**Task brief:**
Copy the data exactly as it appears, and do not include any pictures.

╔══

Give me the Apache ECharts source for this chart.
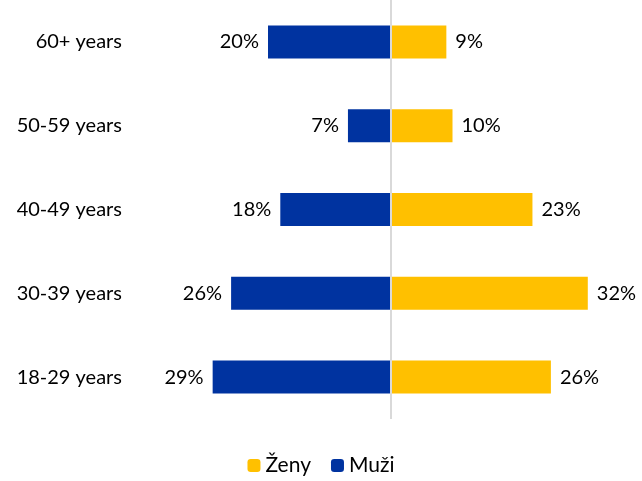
<!DOCTYPE html>
<html><head><meta charset="utf-8">
<script src="https://cdn.jsdelivr.net/npm/echarts@6/dist/echarts.min.js"></script>
<style>html,body{margin:0;padding:0;background:#fff}#c{width:642px;height:481px}</style>
</head><body><div id="c"></div>
<script>
const categories = ['18-29 years', '30-39 years', '40-49 years', '50-59 years', '60+ years'];
const zeny = [26, 32, 23, 10, 9];
const muzi = [29, 26, 18, 7, 20];
const seriesNames = ['Ženy', 'Muži'];

const FONT = 'Lato, "Open Sans", sans-serif';
const chart = echarts.init(document.getElementById('c'), null, {renderer: 'canvas'});
chart.setOption({
  animation: false,
  grid: {left: 145, right: 5, top: 0, bottom: 62, containLabel: false, outerBoundsMode: 'none'},
  xAxis: {type: 'value', min: -40, max: 40, show: false},
  yAxis: {
    type: 'category', data: categories,
    axisLine: {show: false, onZero: false},
    axisTick: {show: false},
    axisLabel: {show: true, margin: 23, fontFamily: FONT, fontSize: 20, color: '#000'}
  },
  legend: {
    bottom: 0, left: 'center', itemWidth: 13, itemHeight: 13, itemGap: 20,
    textStyle: {fontFamily: FONT, fontSize: 21, color: '#000'},
    data: seriesNames
  },
  series: [
    {
      name: seriesNames[0], type: 'bar', data: zeny, barWidth: 33, barGap: '-100%',
      itemStyle: {color: '#FFC000'},
      label: {show: true, position: 'right', distance: 9, formatter: p => Math.abs(p.value) + '%',
        fontFamily: FONT, fontSize: 20, color: '#000'}
    },
    {
      name: seriesNames[1], type: 'bar', data: muzi.map(v => -v), barWidth: 33, barGap: '-100%',
      itemStyle: {color: '#0033A0'},
      label: {show: true, position: 'left', distance: 9, formatter: p => Math.abs(p.value) + '%',
        fontFamily: FONT, fontSize: 20, color: '#000'},
      markLine: {
        silent: true, symbol: 'none', label: {show: false},
        lineStyle: {color: '#d9d9d9', width: 2, type: 'solid'},
        data: [{xAxis: 0}]
      }
    }
  ]
});
</script></body></html>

╚══

**The reply:**
Give me the Apache ECharts source for this chart.
<!DOCTYPE html>
<html><head><meta charset="utf-8">
<script src="https://cdn.jsdelivr.net/npm/echarts@6/dist/echarts.min.js"></script>
<style>html,body{margin:0;padding:0;background:#fff}#c{width:642px;height:481px}</style>
</head><body><div id="c"></div>
<script>
const categories = ['18-29 years', '30-39 years', '40-49 years', '50-59 years', '60+ years'];
const zeny = [26, 32, 23, 10, 9];
const muzi = [29, 26, 18, 7, 20];
const seriesNames = ['Ženy', 'Muži'];

const FONT = 'Lato, "Open Sans", sans-serif';
const chart = echarts.init(document.getElementById('c'), null, {renderer: 'canvas'});
chart.setOption({
  animation: false,
  grid: {left: 145, right: 5, top: 0, bottom: 62, containLabel: false, outerBoundsMode: 'none'},
  xAxis: {type: 'value', min: -40, max: 40, show: false},
  yAxis: {
    type: 'category', data: categories,
    axisLine: {show: false, onZero: false},
    axisTick: {show: false},
    axisLabel: {show: true, margin: 23, fontFamily: FONT, fontSize: 20, color: '#000'}
  },
  legend: {
    bottom: 0, left: 'center', itemWidth: 13, itemHeight: 13, itemGap: 20,
    textStyle: {fontFamily: FONT, fontSize: 21, color: '#000'},
    data: seriesNames
  },
  series: [
    {
      name: seriesNames[0], type: 'bar', data: zeny, barWidth: 33, barGap: '-100%',
      itemStyle: {color: '#FFC000'},
      label: {show: true, position: 'right', distance: 9, formatter: p => Math.abs(p.value) + '%',
        fontFamily: FONT, fontSize: 20, color: '#000'}
    },
    {
      name: seriesNames[1], type: 'bar', data: muzi.map(v => -v), barWidth: 33, barGap: '-100%',
      itemStyle: {color: '#0033A0'},
      label: {show: true, position: 'left', distance: 9, formatter: p => Math.abs(p.value) + '%',
        fontFamily: FONT, fontSize: 20, color: '#000'},
      markLine: {
        silent: true, symbol: 'none', label: {show: false},
        lineStyle: {color: '#d9d9d9', width: 2, type: 'solid'},
        data: [{xAxis: 0}]
      }
    }
  ]
});
</script></body></html>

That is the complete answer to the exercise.